GRANTS PASS, Ore. — Scientists exploring an emerging undersea volcano near the islands of American Samoa in the South Pacific were so amazed to find eels living in the newly formed lava that they nicknamed the population "Eel City."
Hundreds and perhaps thousands of purplish-gray eels about a foot long were swimming around and hiding in the nooks and crevices at the summit of the new volcano at a depth of about 2,000 feet (600 meters), Craig Young, director of the University of Oregon's Oregon Institute of Marine Biology, said Wednesday.
"We were astounded," said Young. "Many of us had worked on hydrothermal vents in other parts of the ocean and had never seen or heard of anything like this before."
Spotted during volcano study
The discovery, as yet not reported in a scientific journal, was made on a joint expedition with a three-person submersible to observe the Vailulu'u Volcano, discovered in 1999 about 20 miles (32 kilometers) east of the island of Ta'u.
A sonar scan showed a shallowing of the caldera at the summit. On the first dive on March 30, geologist Hubert Staudigel saw another volcano growing out of the first, like Wizard Island in the middle of Crater Lake. Formed sometime in the last four years, it was dubbed Nafanua after the Samoan goddess of war.
Staudigel is a geologist at the University of California at San Diego's Scripps Institution of Oceanography.
Growing at a rate of about 8 inches (20 centimeters) a day, Nafanua had reached a height of nearly 1,000 feet (300 meters) and could go much higher, Staudigel said in a statement.
When the pilot of the submersible Pisces V settled in the murky waters of the caldera at Nafanua's summit, scores of eels swam out of the caves and crevices.
Young got his only look at them in a video that Staudigel brought to the surface. Young got to join the last of the expedition's three dives on April 1, which went to the outside of Vailulu'u, where they found more vents and some white microbial mats — but he never saw Eel City.
Life around hydrothermal vents
The life around hydrothermal vents normally draws energy from the hydrogen sulfide emitted, Young said. At other vents, scientists have found mats of microbes, tubeworms and mussels — but not eels, which would normally be expected to eat small invertebrates, such as shrimp.
Though the team gathered samples of the microbial mats, they could not capture an eel, Young said. That will have to wait for a return trip in July. As a result, they could not identify the eels, though they looked like something from the family Synaphobranchidae.
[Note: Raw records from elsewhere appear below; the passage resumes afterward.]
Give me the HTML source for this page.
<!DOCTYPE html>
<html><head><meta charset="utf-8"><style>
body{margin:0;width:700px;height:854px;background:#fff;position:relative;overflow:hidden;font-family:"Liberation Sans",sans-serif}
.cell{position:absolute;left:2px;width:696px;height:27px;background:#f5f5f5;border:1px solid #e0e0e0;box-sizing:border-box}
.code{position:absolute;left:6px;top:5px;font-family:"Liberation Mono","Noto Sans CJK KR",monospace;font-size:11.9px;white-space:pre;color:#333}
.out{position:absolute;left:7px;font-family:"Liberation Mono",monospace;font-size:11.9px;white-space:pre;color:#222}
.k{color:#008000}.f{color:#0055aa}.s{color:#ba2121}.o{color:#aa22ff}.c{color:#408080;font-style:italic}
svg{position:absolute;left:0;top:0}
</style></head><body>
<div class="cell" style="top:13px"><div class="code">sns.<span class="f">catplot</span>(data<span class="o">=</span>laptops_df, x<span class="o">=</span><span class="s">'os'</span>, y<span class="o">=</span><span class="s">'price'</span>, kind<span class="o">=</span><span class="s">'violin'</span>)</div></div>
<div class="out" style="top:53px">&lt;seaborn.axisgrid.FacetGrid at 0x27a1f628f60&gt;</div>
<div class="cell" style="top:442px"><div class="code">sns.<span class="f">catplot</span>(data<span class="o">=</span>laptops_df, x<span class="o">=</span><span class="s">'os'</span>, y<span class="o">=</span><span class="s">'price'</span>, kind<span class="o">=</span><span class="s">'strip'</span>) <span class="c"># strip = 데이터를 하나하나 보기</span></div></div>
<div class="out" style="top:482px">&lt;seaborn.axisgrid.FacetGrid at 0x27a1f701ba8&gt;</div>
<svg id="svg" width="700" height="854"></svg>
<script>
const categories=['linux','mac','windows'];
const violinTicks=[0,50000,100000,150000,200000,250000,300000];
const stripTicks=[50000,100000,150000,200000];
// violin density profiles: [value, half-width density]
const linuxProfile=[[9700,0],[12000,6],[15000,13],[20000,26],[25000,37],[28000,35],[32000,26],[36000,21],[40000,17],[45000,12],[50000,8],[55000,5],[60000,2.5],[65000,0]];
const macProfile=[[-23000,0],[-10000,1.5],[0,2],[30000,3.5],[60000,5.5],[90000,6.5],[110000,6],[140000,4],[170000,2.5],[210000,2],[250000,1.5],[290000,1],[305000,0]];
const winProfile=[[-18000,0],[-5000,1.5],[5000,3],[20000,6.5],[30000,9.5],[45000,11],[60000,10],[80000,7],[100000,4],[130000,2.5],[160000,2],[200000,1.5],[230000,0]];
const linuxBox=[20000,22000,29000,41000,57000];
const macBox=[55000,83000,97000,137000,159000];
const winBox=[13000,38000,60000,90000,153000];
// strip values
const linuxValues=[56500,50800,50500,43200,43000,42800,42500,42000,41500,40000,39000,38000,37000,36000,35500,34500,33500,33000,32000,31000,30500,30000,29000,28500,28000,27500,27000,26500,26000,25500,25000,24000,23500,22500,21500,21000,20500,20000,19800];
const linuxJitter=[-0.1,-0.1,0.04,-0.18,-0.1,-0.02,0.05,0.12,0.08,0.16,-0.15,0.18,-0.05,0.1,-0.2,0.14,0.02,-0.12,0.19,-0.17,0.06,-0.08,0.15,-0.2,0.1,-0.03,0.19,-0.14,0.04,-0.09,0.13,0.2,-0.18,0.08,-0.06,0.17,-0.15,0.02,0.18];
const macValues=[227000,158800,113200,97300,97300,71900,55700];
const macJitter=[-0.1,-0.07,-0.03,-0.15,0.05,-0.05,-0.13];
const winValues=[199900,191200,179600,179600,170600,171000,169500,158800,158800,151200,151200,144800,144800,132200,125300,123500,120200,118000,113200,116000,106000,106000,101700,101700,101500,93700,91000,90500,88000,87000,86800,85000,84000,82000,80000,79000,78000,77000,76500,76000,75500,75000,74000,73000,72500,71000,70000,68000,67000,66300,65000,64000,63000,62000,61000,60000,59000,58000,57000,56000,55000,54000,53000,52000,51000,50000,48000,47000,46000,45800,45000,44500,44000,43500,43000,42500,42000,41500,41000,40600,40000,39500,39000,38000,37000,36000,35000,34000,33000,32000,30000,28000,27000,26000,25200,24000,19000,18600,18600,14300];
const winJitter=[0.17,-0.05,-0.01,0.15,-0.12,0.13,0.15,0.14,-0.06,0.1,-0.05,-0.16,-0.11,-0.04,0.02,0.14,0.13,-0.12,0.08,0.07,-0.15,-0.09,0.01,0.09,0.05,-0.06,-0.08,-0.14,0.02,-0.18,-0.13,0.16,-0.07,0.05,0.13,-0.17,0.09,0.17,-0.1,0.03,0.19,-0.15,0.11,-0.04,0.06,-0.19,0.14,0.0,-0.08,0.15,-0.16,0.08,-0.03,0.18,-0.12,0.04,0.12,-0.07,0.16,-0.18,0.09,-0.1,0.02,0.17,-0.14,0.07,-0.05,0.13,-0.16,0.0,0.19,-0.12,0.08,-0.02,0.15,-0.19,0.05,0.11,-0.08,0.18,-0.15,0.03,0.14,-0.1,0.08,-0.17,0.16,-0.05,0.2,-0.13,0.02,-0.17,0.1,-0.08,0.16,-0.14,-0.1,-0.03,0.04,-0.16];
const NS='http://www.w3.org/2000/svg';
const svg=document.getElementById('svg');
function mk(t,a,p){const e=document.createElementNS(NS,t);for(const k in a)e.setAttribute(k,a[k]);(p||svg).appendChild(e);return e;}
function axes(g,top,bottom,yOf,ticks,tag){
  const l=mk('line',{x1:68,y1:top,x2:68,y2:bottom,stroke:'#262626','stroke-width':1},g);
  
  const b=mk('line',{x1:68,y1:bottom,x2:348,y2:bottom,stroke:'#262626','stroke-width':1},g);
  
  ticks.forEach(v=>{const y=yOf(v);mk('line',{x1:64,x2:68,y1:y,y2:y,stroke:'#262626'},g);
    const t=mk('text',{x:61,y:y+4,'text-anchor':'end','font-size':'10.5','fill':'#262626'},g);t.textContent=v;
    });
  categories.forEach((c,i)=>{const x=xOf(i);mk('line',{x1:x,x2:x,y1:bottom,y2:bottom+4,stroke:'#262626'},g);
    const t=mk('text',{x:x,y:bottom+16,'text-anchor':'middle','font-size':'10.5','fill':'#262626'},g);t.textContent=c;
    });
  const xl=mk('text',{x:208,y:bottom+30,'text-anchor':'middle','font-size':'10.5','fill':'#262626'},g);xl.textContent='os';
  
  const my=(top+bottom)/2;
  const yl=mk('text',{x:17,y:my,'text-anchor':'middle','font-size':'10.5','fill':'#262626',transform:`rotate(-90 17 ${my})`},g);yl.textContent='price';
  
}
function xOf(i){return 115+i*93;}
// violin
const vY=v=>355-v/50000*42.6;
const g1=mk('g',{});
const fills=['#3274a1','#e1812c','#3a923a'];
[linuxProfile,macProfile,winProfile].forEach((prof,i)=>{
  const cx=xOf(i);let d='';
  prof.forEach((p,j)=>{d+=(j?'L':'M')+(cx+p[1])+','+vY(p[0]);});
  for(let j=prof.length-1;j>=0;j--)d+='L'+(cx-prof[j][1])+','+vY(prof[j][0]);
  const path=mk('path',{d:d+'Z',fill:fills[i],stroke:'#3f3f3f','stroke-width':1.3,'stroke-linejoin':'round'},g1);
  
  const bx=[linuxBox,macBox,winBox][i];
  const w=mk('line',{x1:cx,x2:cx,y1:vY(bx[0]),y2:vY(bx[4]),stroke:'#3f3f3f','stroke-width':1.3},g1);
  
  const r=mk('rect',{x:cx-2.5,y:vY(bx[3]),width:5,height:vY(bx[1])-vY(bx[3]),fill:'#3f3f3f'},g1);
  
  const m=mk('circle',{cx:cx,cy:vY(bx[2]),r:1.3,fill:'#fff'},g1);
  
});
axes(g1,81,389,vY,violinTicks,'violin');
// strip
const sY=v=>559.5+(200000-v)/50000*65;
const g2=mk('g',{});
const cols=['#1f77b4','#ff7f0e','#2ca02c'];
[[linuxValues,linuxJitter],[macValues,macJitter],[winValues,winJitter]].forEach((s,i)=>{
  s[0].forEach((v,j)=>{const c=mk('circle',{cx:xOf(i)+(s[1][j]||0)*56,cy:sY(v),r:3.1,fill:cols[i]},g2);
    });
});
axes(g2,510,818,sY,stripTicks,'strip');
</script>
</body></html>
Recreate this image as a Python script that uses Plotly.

"Although you do see a lot of little eels in the deep sea in general — one here, one there — I have never seen an aggregation of eels anywhere in the deep sea," Young said. "We have no idea what they are eating.
"We want to figure out why we have only one kind of animal living around hydrothermal vents with nothing else but microbial mats as a source of food," said Young.
"I suppose it's possible they migrate up the water column and feed in the water column and migrate back down to the cracks and crevices to hang out. But it seems odd that a deep-sea fish that would normally be experiencing 2- to 5-degree Centigrade (35.6 degrees to 41 degrees Fahrenheit) water would be seeking out water that is warmer."
As for the new volcano, Staudigel said it would be kept under close observation.